The company is focusing on making the circular economy its central theme at IAA Mobility 2021. BMW plans to highlight the company’s potential for environmental and climate protection at the IAA Mobility 2021 in September. The company’s approach is RE:THINK, RE:DUCE, RE:USE, RE:CYCLE, which BMW believes provides a holistic view of how the use of primary raw materials can be reduced in the cars of the future.
BMW’s Neue Klasse models are a part of its plans to become more sustainable. The company aims to “take sustainability to a radically new level in its ‘Neue Klasse‘ models from the middle of the decade by significantly reducing its resource consumption per vehicle.” If it succeeds, then it will dramatically increase the percentage of secondary materials such as recycled steel, plastics, and aluminum.
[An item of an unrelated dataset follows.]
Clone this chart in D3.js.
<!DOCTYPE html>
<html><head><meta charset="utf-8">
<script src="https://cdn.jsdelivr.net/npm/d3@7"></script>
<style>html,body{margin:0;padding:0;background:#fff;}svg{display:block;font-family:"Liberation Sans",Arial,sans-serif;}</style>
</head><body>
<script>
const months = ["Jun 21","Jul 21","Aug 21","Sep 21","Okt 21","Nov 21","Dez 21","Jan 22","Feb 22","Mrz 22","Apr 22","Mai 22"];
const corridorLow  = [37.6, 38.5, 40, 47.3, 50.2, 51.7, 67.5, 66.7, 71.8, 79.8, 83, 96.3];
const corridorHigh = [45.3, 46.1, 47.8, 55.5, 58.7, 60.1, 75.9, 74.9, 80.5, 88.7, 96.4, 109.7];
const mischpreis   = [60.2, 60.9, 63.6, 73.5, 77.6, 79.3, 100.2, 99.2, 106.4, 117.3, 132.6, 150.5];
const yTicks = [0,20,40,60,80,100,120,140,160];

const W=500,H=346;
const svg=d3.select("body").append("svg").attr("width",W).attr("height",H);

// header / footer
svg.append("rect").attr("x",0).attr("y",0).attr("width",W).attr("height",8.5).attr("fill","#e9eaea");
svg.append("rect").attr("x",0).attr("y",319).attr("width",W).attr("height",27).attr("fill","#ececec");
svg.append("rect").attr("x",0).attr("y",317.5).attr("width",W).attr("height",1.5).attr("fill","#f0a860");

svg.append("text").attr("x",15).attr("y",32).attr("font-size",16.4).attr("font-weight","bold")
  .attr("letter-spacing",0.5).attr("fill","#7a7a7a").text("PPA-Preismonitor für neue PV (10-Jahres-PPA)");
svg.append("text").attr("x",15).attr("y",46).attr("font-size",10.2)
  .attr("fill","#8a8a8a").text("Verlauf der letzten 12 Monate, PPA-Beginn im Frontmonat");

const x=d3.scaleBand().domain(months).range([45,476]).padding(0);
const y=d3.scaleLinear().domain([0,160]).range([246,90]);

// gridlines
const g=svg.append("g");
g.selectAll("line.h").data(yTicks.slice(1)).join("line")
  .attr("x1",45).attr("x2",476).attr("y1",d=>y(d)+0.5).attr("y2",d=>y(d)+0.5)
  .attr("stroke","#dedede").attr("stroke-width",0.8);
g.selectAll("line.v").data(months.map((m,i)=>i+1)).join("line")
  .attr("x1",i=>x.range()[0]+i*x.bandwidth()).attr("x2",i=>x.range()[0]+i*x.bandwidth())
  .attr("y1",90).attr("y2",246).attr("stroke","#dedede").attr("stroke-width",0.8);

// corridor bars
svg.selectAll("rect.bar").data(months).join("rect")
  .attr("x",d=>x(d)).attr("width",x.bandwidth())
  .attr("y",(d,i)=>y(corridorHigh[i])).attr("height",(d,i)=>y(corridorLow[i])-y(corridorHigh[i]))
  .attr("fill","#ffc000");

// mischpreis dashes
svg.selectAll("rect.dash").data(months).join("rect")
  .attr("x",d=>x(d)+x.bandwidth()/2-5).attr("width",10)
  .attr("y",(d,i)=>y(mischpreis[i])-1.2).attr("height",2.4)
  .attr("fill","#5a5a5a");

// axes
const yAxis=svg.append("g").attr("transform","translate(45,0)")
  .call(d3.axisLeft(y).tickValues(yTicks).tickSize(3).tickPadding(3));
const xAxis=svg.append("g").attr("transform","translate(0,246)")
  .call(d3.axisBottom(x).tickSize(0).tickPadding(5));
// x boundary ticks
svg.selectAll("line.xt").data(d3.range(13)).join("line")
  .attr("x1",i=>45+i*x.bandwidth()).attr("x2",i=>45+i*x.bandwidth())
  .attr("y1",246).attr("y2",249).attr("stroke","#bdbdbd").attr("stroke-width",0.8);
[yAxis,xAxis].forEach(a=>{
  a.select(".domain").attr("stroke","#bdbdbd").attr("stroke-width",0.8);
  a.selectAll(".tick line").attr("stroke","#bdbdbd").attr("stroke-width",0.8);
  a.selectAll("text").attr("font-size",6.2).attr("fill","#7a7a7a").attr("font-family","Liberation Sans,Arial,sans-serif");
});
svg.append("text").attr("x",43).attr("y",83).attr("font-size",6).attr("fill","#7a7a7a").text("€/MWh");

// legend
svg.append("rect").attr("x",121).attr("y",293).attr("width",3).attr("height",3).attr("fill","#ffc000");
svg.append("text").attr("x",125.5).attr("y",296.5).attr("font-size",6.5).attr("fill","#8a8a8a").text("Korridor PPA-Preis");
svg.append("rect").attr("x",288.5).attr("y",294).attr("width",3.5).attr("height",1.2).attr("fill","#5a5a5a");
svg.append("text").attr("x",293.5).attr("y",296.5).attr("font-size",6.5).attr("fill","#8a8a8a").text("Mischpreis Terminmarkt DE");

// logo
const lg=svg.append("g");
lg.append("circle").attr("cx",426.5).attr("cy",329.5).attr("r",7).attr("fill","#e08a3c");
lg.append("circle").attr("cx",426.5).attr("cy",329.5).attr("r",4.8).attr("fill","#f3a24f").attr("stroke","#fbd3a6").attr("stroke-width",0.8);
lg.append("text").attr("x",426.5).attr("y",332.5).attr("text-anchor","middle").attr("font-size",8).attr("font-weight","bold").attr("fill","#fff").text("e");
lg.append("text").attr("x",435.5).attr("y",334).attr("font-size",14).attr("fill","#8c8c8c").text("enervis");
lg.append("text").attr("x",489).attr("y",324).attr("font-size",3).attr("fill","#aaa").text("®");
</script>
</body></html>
The press release noted that the shortage of natural resources and the rising costs of raw materials helped it to see this step as a “crucial lever for sustainable business practices and creating a clear efficiency imperative.”
Reducing The Carbon Footprint Of High-Voltage Batteries
BMW noted that the batteries used in electric vehicles are extremely energy-intensive, which makes them an important factor in the carbon footprint of any EV. The company’s next generation of battery technology will be introduced in the Neue Klasse and it aims to reduce the carbon footprint of the batteries to less than half of the baseline value for the current Gen5 technology.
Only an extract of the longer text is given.